DIRECTIONS FOR THIS TASK
Exactly the lines from the line holding "Write a Python" to the line holding "fig.savefig('out.png', dpi=100)", both lines included, are to be echoed; pictures are not.

THE DATA

= = = = = = =

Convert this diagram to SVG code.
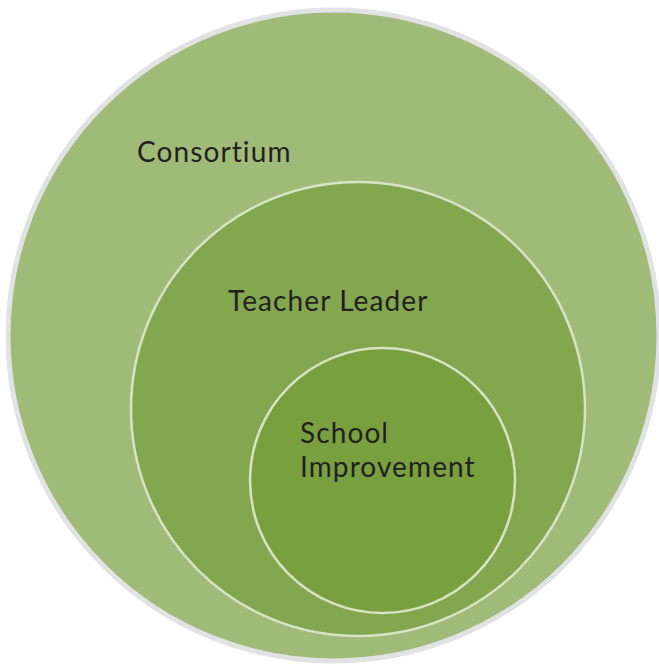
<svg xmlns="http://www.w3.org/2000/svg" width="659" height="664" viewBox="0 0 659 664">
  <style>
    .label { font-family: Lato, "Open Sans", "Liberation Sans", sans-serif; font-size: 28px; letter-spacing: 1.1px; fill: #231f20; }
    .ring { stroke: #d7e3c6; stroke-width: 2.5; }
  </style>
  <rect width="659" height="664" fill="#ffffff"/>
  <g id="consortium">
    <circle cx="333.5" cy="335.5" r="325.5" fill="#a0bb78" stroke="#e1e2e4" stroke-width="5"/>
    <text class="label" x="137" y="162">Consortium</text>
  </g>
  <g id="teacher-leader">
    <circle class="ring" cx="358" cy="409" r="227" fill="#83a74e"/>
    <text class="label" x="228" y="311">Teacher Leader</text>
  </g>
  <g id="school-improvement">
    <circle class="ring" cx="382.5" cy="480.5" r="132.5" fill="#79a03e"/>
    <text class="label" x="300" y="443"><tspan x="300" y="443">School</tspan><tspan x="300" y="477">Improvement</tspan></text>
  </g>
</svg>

= = = = = = =

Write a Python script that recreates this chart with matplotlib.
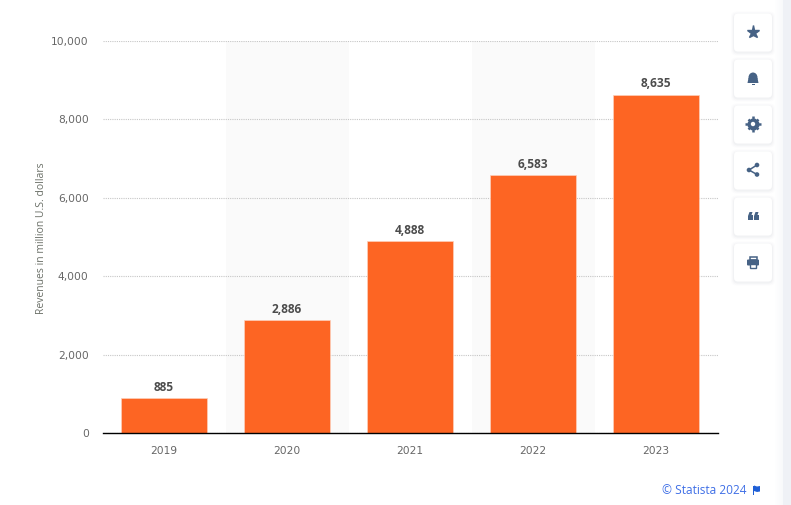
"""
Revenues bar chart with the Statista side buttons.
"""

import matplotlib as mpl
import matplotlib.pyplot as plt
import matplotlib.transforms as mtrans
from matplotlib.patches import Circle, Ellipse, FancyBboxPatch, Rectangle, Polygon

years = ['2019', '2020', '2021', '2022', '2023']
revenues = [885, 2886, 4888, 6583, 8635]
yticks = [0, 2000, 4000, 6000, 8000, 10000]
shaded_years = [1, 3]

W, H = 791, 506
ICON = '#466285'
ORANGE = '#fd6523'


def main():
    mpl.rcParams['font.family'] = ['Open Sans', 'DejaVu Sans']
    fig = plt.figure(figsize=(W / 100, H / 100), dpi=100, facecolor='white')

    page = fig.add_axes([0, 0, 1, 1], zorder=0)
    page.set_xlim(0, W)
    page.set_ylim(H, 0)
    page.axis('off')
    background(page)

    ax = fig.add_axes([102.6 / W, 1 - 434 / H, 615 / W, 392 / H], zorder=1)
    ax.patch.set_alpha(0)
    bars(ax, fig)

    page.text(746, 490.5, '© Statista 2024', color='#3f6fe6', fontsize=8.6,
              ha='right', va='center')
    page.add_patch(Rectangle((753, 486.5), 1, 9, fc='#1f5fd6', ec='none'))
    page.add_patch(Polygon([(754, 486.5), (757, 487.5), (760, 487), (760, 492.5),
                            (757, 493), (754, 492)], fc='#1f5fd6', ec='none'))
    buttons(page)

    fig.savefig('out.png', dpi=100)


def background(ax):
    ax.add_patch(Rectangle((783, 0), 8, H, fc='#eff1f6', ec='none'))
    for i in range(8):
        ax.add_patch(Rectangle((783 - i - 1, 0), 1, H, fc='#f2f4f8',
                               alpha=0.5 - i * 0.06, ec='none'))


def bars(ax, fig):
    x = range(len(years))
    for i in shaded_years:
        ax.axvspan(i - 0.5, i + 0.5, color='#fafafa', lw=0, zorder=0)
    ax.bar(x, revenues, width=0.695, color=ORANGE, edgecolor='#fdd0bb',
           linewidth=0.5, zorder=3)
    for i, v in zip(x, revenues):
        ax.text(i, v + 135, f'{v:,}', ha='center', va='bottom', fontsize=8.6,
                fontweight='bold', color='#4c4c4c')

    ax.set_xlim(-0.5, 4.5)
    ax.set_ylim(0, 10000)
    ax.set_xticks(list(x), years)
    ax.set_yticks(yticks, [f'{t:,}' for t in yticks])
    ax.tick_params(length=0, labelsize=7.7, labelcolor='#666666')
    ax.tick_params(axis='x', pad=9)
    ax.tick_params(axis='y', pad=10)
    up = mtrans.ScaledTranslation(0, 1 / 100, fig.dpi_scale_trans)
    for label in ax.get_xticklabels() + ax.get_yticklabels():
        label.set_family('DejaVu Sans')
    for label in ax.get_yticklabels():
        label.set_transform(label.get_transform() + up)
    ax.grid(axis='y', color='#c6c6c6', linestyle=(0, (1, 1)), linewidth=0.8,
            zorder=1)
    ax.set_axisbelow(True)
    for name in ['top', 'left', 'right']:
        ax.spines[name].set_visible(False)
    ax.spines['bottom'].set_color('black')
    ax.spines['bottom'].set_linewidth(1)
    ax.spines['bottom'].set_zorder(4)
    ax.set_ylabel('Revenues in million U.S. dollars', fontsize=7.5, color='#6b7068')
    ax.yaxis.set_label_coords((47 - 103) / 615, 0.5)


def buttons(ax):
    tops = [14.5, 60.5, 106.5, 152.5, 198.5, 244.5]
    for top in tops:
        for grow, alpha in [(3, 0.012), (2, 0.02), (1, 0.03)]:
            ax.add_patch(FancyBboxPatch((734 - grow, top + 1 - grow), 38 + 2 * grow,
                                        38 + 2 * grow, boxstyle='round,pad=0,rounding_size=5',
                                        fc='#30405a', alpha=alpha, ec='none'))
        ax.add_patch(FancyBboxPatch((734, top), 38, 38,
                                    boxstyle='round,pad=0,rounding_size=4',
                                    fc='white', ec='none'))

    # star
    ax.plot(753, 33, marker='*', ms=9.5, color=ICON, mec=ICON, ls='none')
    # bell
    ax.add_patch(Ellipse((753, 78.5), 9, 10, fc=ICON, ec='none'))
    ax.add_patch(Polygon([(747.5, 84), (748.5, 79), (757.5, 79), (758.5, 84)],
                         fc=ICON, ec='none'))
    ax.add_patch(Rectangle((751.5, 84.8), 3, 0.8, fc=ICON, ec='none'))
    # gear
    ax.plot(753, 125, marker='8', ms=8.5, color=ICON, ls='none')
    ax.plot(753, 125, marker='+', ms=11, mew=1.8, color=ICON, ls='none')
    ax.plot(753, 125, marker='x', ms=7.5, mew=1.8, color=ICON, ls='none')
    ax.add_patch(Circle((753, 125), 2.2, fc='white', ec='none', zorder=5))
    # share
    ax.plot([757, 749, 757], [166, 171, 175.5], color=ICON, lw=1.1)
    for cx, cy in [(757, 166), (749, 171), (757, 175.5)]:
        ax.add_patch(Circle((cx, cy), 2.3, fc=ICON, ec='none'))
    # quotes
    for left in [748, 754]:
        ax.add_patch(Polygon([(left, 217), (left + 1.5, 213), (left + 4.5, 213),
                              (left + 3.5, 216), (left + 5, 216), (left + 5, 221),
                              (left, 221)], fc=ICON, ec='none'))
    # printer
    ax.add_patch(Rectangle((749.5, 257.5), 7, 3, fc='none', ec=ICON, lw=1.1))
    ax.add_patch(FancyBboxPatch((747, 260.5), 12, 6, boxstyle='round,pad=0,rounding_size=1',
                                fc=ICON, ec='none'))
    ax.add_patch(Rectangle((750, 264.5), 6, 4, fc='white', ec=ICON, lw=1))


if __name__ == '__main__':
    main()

= = = = = = =

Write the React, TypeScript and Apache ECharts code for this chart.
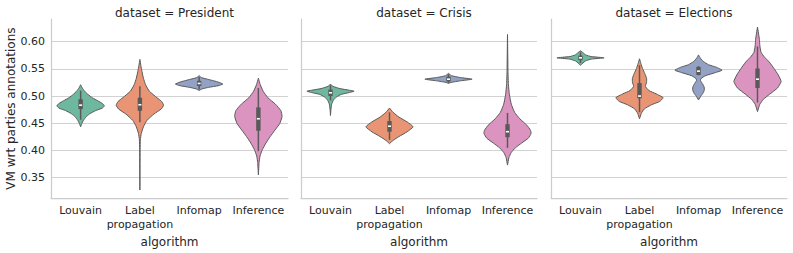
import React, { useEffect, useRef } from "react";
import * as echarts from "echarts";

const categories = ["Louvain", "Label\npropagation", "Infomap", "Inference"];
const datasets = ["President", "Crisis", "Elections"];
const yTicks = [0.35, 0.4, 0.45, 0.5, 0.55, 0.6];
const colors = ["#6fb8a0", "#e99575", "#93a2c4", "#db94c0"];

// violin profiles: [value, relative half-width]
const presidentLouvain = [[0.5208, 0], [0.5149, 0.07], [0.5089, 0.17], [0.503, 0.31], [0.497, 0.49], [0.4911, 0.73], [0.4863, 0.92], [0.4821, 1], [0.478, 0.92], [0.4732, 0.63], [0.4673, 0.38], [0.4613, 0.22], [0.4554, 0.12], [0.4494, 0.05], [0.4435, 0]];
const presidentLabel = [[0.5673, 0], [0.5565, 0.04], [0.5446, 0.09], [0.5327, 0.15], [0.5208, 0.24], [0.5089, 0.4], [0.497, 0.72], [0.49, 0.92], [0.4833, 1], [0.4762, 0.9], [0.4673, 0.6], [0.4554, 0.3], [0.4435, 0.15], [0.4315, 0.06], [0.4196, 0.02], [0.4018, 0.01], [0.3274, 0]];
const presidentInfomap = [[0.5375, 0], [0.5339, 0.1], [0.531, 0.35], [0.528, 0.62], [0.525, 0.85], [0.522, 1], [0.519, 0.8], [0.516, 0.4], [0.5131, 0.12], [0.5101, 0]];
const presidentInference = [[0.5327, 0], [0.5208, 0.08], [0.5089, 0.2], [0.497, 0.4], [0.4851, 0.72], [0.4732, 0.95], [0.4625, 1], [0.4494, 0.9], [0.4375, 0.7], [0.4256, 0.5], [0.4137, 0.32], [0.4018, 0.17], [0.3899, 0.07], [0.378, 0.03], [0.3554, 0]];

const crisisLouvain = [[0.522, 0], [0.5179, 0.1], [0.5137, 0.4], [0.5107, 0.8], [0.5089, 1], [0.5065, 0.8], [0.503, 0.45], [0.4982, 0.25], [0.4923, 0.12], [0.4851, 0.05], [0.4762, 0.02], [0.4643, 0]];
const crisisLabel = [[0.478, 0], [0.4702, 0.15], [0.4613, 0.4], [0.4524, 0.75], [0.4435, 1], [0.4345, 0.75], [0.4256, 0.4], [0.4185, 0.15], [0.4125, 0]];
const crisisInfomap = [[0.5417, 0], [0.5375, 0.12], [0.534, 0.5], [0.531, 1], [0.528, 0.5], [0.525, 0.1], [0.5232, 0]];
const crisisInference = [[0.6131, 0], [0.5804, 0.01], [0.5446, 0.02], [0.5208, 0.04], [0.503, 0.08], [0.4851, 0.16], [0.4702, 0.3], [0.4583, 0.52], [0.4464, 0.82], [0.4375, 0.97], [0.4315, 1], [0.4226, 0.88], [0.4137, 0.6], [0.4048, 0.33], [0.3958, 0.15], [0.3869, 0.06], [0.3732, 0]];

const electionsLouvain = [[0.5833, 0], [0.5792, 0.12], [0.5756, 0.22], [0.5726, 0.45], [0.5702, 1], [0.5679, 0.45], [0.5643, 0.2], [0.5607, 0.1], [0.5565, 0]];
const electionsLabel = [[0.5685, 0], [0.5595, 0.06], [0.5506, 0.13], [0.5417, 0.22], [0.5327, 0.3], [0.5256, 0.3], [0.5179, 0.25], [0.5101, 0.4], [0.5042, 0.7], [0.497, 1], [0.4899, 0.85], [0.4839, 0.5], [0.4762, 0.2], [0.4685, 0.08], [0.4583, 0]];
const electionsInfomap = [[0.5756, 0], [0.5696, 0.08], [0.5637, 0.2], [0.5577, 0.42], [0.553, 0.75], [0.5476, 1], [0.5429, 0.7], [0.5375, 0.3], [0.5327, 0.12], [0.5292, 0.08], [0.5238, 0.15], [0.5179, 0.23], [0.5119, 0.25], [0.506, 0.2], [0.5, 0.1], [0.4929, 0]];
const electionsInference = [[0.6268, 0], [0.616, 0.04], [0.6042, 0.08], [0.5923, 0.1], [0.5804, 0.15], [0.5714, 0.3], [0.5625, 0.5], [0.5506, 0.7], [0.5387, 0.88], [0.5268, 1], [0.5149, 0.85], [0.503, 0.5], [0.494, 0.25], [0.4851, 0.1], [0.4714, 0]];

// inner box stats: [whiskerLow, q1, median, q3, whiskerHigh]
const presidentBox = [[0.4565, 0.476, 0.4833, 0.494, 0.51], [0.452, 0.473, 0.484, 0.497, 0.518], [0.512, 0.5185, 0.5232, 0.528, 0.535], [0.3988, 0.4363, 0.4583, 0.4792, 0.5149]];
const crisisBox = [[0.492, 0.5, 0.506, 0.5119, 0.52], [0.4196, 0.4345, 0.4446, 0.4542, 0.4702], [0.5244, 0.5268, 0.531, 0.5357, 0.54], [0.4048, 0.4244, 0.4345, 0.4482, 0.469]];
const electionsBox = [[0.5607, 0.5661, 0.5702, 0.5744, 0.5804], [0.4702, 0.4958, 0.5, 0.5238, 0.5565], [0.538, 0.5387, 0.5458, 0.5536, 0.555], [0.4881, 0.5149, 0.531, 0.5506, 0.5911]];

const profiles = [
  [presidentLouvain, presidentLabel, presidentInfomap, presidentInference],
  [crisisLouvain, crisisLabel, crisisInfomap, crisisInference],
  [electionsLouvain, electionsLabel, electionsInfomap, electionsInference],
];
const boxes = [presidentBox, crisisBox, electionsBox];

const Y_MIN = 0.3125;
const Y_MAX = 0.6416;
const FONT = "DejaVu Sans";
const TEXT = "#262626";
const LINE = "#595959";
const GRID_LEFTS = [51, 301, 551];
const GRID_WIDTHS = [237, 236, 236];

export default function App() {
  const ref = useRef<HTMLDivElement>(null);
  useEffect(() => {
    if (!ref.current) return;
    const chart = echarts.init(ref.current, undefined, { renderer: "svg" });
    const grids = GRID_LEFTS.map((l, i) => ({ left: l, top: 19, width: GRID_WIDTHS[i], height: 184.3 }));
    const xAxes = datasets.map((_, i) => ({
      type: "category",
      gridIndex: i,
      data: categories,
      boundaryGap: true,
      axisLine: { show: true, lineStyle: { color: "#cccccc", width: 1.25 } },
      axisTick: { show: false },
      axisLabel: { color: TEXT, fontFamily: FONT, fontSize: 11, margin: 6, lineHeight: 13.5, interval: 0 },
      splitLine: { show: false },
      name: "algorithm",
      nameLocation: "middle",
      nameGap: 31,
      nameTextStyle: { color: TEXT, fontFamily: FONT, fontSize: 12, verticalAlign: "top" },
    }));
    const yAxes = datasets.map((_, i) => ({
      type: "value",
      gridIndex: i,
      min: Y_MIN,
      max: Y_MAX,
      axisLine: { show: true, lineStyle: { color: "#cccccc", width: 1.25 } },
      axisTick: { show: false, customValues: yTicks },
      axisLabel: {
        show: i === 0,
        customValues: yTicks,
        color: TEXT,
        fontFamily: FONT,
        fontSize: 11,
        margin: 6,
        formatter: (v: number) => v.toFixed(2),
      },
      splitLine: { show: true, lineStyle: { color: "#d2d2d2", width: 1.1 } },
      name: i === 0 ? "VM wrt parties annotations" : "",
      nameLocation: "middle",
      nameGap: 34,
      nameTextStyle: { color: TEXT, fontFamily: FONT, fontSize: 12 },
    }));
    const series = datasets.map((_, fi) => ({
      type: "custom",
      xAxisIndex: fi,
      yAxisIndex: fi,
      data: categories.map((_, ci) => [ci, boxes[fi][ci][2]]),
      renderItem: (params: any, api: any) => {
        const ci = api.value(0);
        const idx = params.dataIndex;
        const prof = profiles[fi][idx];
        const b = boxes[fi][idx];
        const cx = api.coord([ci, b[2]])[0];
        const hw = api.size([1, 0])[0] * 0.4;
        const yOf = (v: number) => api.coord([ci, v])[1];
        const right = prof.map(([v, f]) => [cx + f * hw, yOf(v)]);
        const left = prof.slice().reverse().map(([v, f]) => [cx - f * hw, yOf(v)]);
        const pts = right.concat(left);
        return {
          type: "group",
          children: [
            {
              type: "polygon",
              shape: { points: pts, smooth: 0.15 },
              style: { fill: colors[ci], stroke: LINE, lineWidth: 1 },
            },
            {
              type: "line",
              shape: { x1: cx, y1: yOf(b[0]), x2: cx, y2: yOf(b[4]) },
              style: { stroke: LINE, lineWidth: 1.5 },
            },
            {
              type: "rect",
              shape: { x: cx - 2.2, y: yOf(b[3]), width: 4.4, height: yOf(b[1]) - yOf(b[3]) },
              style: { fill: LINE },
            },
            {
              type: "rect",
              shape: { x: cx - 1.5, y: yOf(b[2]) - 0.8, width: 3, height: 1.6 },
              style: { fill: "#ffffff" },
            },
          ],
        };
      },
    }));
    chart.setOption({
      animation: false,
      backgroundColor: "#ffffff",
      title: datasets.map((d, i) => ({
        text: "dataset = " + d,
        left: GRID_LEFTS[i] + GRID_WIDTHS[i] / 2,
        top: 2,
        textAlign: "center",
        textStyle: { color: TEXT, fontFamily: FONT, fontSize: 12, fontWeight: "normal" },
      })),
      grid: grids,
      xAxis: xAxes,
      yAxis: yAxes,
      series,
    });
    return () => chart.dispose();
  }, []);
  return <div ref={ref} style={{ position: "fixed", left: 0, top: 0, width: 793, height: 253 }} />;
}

= = = = = = =

EXERCISE RESPONSE
Write a Python script that recreates this chart with matplotlib.
"""
Revenues bar chart with the Statista side buttons.
"""

import matplotlib as mpl
import matplotlib.pyplot as plt
import matplotlib.transforms as mtrans
from matplotlib.patches import Circle, Ellipse, FancyBboxPatch, Rectangle, Polygon

years = ['2019', '2020', '2021', '2022', '2023']
revenues = [885, 2886, 4888, 6583, 8635]
yticks = [0, 2000, 4000, 6000, 8000, 10000]
shaded_years = [1, 3]

W, H = 791, 506
ICON = '#466285'
ORANGE = '#fd6523'


def main():
    mpl.rcParams['font.family'] = ['Open Sans', 'DejaVu Sans']
    fig = plt.figure(figsize=(W / 100, H / 100), dpi=100, facecolor='white')

    page = fig.add_axes([0, 0, 1, 1], zorder=0)
    page.set_xlim(0, W)
    page.set_ylim(H, 0)
    page.axis('off')
    background(page)

    ax = fig.add_axes([102.6 / W, 1 - 434 / H, 615 / W, 392 / H], zorder=1)
    ax.patch.set_alpha(0)
    bars(ax, fig)

    page.text(746, 490.5, '© Statista 2024', color='#3f6fe6', fontsize=8.6,
              ha='right', va='center')
    page.add_patch(Rectangle((753, 486.5), 1, 9, fc='#1f5fd6', ec='none'))
    page.add_patch(Polygon([(754, 486.5), (757, 487.5), (760, 487), (760, 492.5),
                            (757, 493), (754, 492)], fc='#1f5fd6', ec='none'))
    buttons(page)

    fig.savefig('out.png', dpi=100)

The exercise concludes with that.